Section 3. Transportation.
The most environmentally responsible transportation strategy would be the reduction of unnecessary transportation that increases greenhouse gases. It is time to prioritize walking, bicycling and public transportation. Missouri needs to address the fact that it has the 7th largest road network in the nation but ranks 46th in revenue per mile to take care of it.
a. Require that all new residential construction in urban areas adhere to best practices for walkable and bike-able communities so that healthy people can make at least 80% of trips without motorized vehicles.
b. Stop expanding the highway network and start funding the restoration of rail for freight and passenger transport.
c. Reform the state constitution and laws that funnel the lion’s share of funding to roads instead of other modes of transport;
d. Pass mixed-use zoning laws so that people can easily reach work, school, shopping and recreation by walking, bicycling and public transit;
Section 4. Forests and Grasslands.
Trees and forests and grasslands pull CO2 out of the air. Land is unnecessarily cleared of trees for suburban development and for farming marginal lands, and vast agricultural land is left bare of cover crops much of each year.

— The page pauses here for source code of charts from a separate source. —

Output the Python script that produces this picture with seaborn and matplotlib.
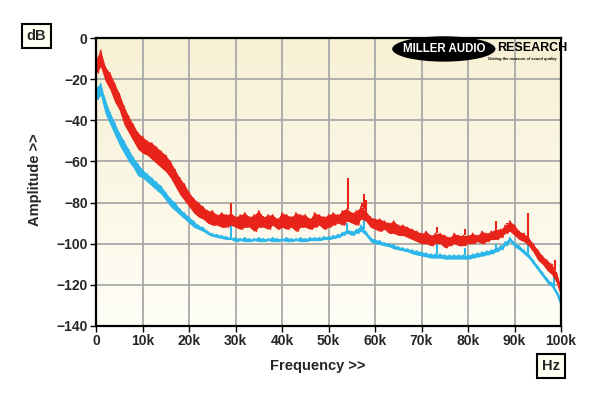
import numpy as np
import seaborn as sns
from matplotlib import pyplot as plt
from matplotlib.patches import Ellipse

# frequency grid in kHz (values at 1 kHz steps)
freq_khz = list(range(0, 101))

# red trace: upper / lower edge of the noise band (dB)
red_hi = [-10, -6, -14, -17, -22, -27, -33, -38, -42, -46,
          -48, -50, -51, -53, -55, -57, -60, -64, -68, -71,
          -75, -78, -80, -82, -84, -84, -86, -85, -86, -85,
          -87, -86, -85, -87, -86, -84, -87, -86, -86, -88,
          -85, -86, -87, -85, -86, -86, -88, -85, -86, -87,
          -86, -85, -86, -84, -83, -85, -84, -82, -84, -87,
          -88, -88, -89, -90, -89, -91, -91, -92, -93, -94,
          -95, -94, -96, -95, -95, -96, -97, -95, -96, -96,
          -96, -95, -96, -94, -95, -94, -93, -93, -91, -89,
          -91, -94, -95, -97, -100, -103, -106, -108, -110, -114,
          -121]
red_lo = [-17, -14, -21, -25, -31, -35, -42, -46, -50, -54,
          -56, -57, -59, -61, -63, -65, -68, -72, -76, -79,
          -82, -85, -87, -88, -90, -91, -91, -92, -92, -91,
          -92, -93, -92, -92, -94, -92, -92, -93, -91, -93,
          -92, -93, -92, -94, -92, -92, -93, -92, -91, -93,
          -92, -91, -90, -91, -89, -90, -91, -88, -89, -92,
          -93, -94, -93, -95, -95, -96, -96, -97, -98, -99,
          -100, -100, -101, -100, -100, -102, -101, -100, -101, -101,
          -100, -100, -99, -100, -99, -98, -98, -97, -95, -94,
          -96, -98, -99, -101, -104, -108, -110, -113, -115, -119,
          -126]

# cyan trace: upper / lower edge (dB)
cyan_hi = [-24, -22, -30, -36, -41, -46, -50, -54, -58, -61,
           -64, -66, -68, -70, -72, -75, -78, -80, -83, -85,
           -87, -89, -91, -92, -94, -95, -95.5, -96, -96.5, -97,
           -97, -97.5, -97, -97.5, -97.5, -97, -97.5, -97.5, -97, -97.5,
           -97.5, -97, -97.5, -97.5, -97, -97.5, -97, -97, -97, -96.5,
           -96.5, -96, -95.5, -94.5, -93, -94, -93, -91, -94, -97,
           -98, -98.5, -99.5, -100, -100.5, -101.5, -102, -102.5, -103, -103.5,
           -104, -104.5, -105, -105, -105, -105.5, -105.5, -105.5, -105.5, -105.5,
           -105.5, -105, -104.5, -104, -103.5, -103, -102, -101, -99, -97,
           -99.5, -101, -103, -105, -108, -111, -114, -117, -119, -123,
           -128]
cyan_lo = [-30, -28, -37, -42, -47, -52, -56, -60, -63, -67,
           -68, -70, -72, -74, -76, -79, -82, -84, -86, -88,
           -90, -92, -93, -94, -95.5, -96.5, -97, -97.5, -98, -98,
           -99, -98.5, -99, -99, -98.5, -99, -99, -98.5, -99, -99,
           -98.5, -99, -99, -98.5, -99, -99, -98.5, -98.5, -98.5, -98,
           -98, -97.5, -97, -96, -95, -96, -95, -94, -96, -99,
           -100, -100.5, -101, -101.5, -102.5, -103, -103.5, -104, -105, -105.5,
           -106, -106.5, -107, -107, -107, -107.5, -107.5, -107.5, -107.5, -107.5,
           -107.5, -107, -106.5, -106, -105.5, -105, -104, -103, -101, -99,
           -101.5, -103, -105, -107, -110, -113, -116, -119, -121, -125,
           -131]

# narrow spurious tones
red_spike_khz = [1.0, 29.0, 53.6, 54.1, 57.2, 57.6, 58.0, 73.3, 79.4, 86.0, 88.4, 93.0, 98.1, 98.7]
red_spike_db = [-6, -80, -84, -68, -80, -76, -79, -92, -93, -89, -90, -85, -110, -108]
cyan_spike_khz = [29.0, 54.0, 57.6, 73.3, 79.4, 86.0, 92.8, 98.6]
cyan_spike_db = [-91, -90, -86, -99, -102, -100, -100, -114]

x_ticks = [0, 10, 20, 30, 40, 50, 60, 70, 80, 90, 100]
x_labels = ['0', '10k', '20k', '30k', '40k', '50k', '60k', '70k', '80k', '90k', '100k']
y_ticks = [0, -20, -40, -60, -80, -100, -120, -140]

RED = '#e8231a'
CYAN = '#2cb6ea'


def zigzag(f, hi, lo):
    # alternate upper and lower edge so the trace reads as a noise band
    xs, ys = [], []
    for fi, h, l in zip(f, hi, lo):
        xs += [fi, fi + 0.5]
        ys += [h, l]
    return xs[:-1], ys[:-1]


sns.set_style('white')
plt.rcParams['font.family'] = ['Liberation Sans', 'DejaVu Sans']

fig = plt.figure(figsize=(6, 3.96), dpi=100)
ax = fig.add_axes([0.16, 0.177, 0.775, 0.727])

# yellowish gradient background
grad = np.linspace(0, 1, 256).reshape(-1, 1)
top = np.array([247, 240, 212]) / 255
bot = np.array([255, 254, 247]) / 255
img = top + (bot - top) * grad[:, :, None]
ax.imshow(img, extent=[0, 100, -140, 0], aspect='auto', zorder=0, origin='upper')

ax.grid(True, color='#a9a9a9', lw=1.3, zorder=1)
ax.set_axisbelow(True)

# cyan band
ax.fill_between(freq_khz, cyan_lo, cyan_hi, color=CYAN, lw=0, zorder=3)
cx, cy = zigzag(freq_khz, cyan_hi, cyan_lo)
sns.lineplot(x=cx, y=cy, sort=False, estimator=None, color=CYAN, lw=1.0, ax=ax, zorder=3)
base = np.interp(cyan_spike_khz, freq_khz, cyan_hi)
ax.vlines(cyan_spike_khz, base, cyan_spike_db, color=CYAN, lw=1.5, zorder=3)

# red band
ax.fill_between(freq_khz, red_lo, red_hi, color=RED, lw=0, zorder=4)
rx, ry = zigzag(freq_khz, red_hi, red_lo)
sns.lineplot(x=rx, y=ry, sort=False, estimator=None, color=RED, lw=1.1, ax=ax, zorder=4)
base = np.interp(red_spike_khz, freq_khz, red_hi)
ax.vlines(red_spike_khz, base, red_spike_db, color=RED, lw=1.5, zorder=4)

ax.set_xlim(0, 100)
ax.set_ylim(-140, 0)
ax.set_xticks(x_ticks)
ax.set_xticklabels(x_labels)
ax.set_yticks(y_ticks)
ax.tick_params(axis='both', direction='out', length=4, width=1, pad=2,
               labelsize=10, color='black', bottom=True, left=True)
plt.setp(ax.get_xticklabels() + ax.get_yticklabels(), fontweight='bold')
for s in ax.spines.values():
    s.set_linewidth(1.6)
    s.set_color('black')
    s.set_zorder(5)

ax.set_xlabel('')
ax.set_ylabel('')
fig.text(0.53, 0.076, 'Frequency >>', ha='center', va='center', fontsize=10.5, fontweight='bold')
fig.text(0.058, 0.545, 'Amplitude >>', ha='center', va='center', rotation=90,
         fontsize=10.5, fontweight='bold')

box = dict(boxstyle='square,pad=0.35', fc='#fffff2', ec='black', lw=1.5)
fig.text(0.061, 0.909, 'dB', ha='center', va='center', fontsize=10.5, fontweight='bold', bbox=box)
fig.text(0.918, 0.076, 'Hz', ha='center', va='center', fontsize=10.5, fontweight='bold', bbox=box)

# logo
ax.add_patch(Ellipse((0.748, 0.962), 0.222, 0.088, transform=ax.transAxes,
                     fc='black', ec='none', zorder=6, clip_on=False))
ax.text(0.748, 0.962, 'MILLER AUDIO', transform=ax.transAxes, ha='center', va='center',
        color='white', fontsize=8.3, fontweight='bold', zorder=7)
ax.text(0.862, 0.966, 'RESEARCH', transform=ax.transAxes, ha='left', va='center',
        color='black', fontsize=9, fontweight='bold', zorder=7)
ax.text(0.99, 0.927, 'Getting the measure of sound quality', transform=ax.transAxes,
        ha='right', va='center', color='black', fontsize=2.8, style='italic',
        fontweight='bold', zorder=7)

fig.savefig('out.png', dpi=100, facecolor='white')
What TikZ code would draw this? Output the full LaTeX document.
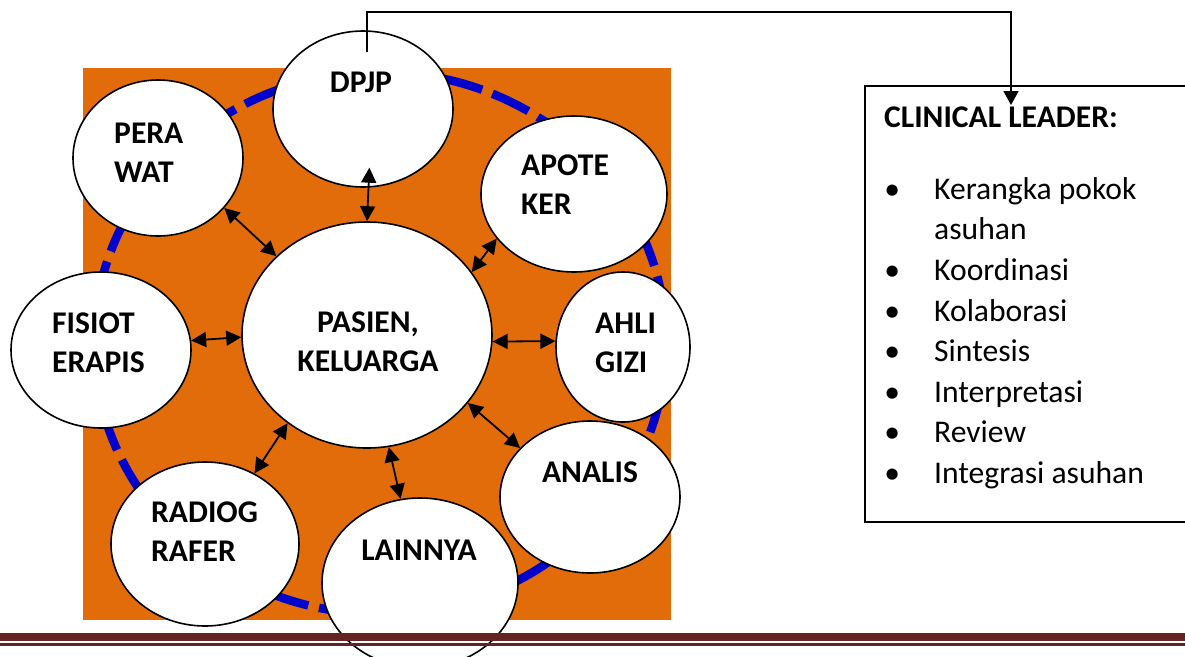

a. Empower MO Department of Transportation (MODOT) to plant trees on public land in cooperation with the Departments of Conservation and Natural Resources; b. Remove the requirement in Agricultural Land Set Aside Programs that trees have to be cut. c. Support urban forest enhancement including food forests and high density living with abundant parks. d. Keep farmland covered with vegetation when not in crop production.
Section 5. Conservation.
Wildlife numbers are falling catastrophically around the world due to causes such as habitat destruction, climate change, chemical fertilizers, herbicides and pesticides, industrial exploitation, and plastic pollution. Biodiversity is essential for human survival. For example, we depend on insects to pollinate our food crops, but the numbers of bees and other pollinating insects are down as much as 75% due to pervasive chemical use.
Communities have a right to restored land, clean air, clean water and housing and an end to the exploitative privatization of natural resources — including land and water.
a. Ban Dicamba and other toxic herbicides and pesticides, used in agriculture and on yards that devastate crops and wildlife.
b. Promote the production and marketing of hemp in Missouri, including doing research into the many uses of hemp as a less toxic way to process products and as a way to capture carbon from the air.
c. Maintain the Missouri Department of Conservation and enhance its mission to: i. Monitor and enhance the numbers and diversity of wildlife populations and protect native ecosystems; and ii. Conduct outdoor education programs and encourage engagement with nature.
d. Protect and establish state and local parks, and grant protected status to areas of great natural beauty and unique ecological value.
Section 6. Waste.
The corporate growth economy encourages waste on a massive scale. Landfills are overflowing. Toxic chemicals abound. Throwaway plastic has become a plague.
a. Redirect food waste to distribution channels while it is still edible, then to composting.
b. Ban disposable plastic shopping bags and straws.
c. Forbid the burning of waste or biomass for energy.
d. Fund academic research at public universities that develops natural fiber substitutes for paper products and plant-based plastic substitutes that are locally grown, biodegradable, require no toxic chemicals for production, and produce no toxic waste.
e. Require manufacturers to eliminate environmentally damaging waste in excessive packaging and the making of “junk” products.